> _Given task_: Write out exactly the lines below that run from the one containing "Generate a Python" through the one containing "import pandas as pd", both included, with no other lines.

> _Information provided_:
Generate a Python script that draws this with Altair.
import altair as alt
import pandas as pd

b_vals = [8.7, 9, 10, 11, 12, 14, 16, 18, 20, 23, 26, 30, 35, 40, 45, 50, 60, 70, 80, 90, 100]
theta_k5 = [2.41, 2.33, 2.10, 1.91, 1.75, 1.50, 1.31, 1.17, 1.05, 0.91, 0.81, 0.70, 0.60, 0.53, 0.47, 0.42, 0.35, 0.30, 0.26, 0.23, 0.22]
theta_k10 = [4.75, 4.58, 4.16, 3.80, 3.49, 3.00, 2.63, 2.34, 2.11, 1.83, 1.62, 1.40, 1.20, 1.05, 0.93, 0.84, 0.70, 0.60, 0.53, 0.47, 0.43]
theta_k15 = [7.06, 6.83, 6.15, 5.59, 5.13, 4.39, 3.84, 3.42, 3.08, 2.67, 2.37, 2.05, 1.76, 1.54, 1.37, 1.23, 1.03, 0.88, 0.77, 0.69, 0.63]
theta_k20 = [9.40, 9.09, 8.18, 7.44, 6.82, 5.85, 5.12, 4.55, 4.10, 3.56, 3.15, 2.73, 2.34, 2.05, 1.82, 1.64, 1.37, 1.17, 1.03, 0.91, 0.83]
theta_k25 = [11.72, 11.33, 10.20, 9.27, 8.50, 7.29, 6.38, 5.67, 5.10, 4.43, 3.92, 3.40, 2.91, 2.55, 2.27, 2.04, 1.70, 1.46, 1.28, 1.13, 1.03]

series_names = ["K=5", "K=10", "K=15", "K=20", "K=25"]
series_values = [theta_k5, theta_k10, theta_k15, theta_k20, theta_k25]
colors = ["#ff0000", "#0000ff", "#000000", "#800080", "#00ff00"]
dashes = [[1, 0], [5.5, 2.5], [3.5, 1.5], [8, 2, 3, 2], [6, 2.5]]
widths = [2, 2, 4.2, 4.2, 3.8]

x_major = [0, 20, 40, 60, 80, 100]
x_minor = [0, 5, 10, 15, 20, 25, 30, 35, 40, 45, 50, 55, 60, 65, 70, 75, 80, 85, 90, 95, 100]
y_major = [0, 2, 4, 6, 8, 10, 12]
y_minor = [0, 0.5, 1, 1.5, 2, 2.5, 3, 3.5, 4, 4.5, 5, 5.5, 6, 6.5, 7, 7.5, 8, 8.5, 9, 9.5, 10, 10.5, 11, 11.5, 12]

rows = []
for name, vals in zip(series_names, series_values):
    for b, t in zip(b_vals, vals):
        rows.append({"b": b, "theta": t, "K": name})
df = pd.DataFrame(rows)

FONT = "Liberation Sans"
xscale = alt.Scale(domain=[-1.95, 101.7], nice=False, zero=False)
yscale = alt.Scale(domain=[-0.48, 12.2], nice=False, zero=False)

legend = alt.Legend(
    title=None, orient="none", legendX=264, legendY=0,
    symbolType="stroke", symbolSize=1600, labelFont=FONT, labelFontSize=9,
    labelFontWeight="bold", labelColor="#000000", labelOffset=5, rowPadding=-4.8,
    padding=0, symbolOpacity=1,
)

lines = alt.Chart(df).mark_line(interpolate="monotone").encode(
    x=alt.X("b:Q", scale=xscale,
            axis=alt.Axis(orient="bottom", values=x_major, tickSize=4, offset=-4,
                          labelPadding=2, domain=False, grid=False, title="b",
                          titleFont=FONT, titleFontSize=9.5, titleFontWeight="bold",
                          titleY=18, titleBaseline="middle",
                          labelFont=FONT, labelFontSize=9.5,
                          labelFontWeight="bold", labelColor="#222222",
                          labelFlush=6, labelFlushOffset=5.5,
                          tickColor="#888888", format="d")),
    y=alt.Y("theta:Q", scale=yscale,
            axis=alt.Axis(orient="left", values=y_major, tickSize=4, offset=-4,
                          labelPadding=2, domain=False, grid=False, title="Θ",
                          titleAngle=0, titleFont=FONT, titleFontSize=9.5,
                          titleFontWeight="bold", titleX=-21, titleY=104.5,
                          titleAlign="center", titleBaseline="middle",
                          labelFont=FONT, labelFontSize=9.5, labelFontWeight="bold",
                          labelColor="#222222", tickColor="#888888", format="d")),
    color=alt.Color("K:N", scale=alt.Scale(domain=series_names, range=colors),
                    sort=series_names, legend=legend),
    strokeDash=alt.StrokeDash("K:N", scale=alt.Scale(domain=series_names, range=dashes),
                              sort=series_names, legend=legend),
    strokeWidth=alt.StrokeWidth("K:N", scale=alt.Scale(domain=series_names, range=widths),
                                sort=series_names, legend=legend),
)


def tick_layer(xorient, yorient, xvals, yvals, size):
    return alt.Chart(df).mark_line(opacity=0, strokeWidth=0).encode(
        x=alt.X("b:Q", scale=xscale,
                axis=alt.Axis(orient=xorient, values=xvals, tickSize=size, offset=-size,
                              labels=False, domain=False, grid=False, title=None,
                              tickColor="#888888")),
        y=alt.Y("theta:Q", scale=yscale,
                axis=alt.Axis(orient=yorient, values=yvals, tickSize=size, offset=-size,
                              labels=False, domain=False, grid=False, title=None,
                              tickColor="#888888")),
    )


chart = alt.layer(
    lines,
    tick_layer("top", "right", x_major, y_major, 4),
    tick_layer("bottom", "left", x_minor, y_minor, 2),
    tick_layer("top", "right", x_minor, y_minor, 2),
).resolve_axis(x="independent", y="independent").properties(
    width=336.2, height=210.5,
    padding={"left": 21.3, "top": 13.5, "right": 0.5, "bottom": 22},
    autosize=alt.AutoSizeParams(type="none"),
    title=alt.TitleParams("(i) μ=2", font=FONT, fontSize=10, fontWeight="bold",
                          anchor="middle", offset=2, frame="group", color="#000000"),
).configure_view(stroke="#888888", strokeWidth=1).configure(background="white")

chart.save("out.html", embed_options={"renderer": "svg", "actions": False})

--

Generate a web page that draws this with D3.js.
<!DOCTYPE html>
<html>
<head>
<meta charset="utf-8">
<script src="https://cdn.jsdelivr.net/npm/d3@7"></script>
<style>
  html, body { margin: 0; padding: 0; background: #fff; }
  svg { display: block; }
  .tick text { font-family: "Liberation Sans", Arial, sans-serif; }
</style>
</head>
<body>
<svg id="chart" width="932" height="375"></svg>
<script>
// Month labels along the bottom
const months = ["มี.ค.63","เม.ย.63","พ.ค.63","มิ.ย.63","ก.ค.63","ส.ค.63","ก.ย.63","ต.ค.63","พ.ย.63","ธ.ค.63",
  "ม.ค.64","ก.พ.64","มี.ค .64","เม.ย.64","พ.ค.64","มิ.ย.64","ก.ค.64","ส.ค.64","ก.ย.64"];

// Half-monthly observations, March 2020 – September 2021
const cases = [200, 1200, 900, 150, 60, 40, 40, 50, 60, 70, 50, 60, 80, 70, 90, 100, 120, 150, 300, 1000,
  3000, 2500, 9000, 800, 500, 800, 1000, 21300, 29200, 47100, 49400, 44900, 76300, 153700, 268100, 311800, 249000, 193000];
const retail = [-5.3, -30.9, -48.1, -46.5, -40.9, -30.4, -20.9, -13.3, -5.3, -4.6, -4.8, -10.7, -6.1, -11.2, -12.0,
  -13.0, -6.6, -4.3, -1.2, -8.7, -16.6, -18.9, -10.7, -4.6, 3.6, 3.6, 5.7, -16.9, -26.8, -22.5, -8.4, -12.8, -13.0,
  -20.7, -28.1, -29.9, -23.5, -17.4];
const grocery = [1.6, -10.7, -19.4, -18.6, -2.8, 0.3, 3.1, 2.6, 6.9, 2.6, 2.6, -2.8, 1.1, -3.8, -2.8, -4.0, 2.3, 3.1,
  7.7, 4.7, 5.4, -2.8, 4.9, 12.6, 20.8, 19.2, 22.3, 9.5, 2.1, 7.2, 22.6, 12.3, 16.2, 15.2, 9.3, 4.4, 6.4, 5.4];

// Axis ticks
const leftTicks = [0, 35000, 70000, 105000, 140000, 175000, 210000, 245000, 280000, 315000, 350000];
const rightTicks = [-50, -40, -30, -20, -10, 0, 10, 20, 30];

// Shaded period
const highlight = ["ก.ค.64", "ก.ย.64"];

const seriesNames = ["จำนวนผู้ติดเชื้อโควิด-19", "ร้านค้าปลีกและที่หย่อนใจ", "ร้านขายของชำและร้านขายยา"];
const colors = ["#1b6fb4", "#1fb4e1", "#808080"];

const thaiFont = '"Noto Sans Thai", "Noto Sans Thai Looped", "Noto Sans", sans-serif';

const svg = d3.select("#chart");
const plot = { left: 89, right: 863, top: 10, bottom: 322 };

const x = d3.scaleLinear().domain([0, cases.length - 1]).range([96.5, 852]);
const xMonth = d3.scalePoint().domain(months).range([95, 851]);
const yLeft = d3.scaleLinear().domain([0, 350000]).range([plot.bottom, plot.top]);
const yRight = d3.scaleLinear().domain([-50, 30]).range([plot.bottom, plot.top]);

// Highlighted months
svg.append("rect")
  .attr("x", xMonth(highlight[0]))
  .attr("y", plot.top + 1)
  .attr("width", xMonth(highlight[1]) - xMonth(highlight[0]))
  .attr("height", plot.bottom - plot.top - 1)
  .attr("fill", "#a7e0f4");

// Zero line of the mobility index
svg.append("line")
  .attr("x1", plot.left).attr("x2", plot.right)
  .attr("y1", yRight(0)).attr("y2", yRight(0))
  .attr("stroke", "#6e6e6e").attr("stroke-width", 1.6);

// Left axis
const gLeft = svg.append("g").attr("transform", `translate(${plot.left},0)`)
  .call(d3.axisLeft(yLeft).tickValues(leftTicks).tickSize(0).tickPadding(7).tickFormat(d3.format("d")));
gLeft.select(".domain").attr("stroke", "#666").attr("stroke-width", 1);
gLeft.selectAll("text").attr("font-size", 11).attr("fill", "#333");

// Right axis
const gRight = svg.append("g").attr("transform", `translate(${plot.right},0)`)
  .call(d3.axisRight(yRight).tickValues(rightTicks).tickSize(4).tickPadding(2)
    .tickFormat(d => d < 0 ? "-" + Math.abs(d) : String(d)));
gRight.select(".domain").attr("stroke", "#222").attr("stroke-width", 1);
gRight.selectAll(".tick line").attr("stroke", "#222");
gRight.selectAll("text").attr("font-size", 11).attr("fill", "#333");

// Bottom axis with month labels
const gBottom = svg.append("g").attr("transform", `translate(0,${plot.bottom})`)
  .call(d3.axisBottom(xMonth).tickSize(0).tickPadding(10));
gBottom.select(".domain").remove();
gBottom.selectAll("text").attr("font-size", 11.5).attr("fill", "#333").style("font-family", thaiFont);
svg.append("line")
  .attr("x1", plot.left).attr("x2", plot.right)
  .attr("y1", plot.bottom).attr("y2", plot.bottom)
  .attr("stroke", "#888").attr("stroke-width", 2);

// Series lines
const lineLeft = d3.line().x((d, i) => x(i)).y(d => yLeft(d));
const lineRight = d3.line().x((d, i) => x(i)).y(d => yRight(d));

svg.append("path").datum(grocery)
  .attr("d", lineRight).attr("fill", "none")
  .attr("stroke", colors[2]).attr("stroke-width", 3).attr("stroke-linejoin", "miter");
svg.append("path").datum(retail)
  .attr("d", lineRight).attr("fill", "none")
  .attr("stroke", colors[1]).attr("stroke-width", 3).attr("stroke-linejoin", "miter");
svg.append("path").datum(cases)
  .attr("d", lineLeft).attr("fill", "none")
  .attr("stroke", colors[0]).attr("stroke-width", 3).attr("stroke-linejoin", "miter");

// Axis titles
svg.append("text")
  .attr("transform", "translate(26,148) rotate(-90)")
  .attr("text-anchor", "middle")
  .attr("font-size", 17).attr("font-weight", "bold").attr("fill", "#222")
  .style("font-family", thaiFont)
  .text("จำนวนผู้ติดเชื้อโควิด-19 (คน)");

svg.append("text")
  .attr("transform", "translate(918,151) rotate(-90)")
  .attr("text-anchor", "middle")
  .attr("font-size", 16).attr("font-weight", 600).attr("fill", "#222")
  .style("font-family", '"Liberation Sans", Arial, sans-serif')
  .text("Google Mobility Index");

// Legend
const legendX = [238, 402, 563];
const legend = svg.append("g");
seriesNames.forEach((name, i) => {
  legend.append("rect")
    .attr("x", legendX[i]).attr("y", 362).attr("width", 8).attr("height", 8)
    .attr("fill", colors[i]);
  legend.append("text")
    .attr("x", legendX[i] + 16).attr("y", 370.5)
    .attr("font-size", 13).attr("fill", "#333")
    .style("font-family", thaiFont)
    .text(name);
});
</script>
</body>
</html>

> _Reply to the exercise_:
Generate a Python script that draws this with Altair.
import altair as alt
import pandas as pd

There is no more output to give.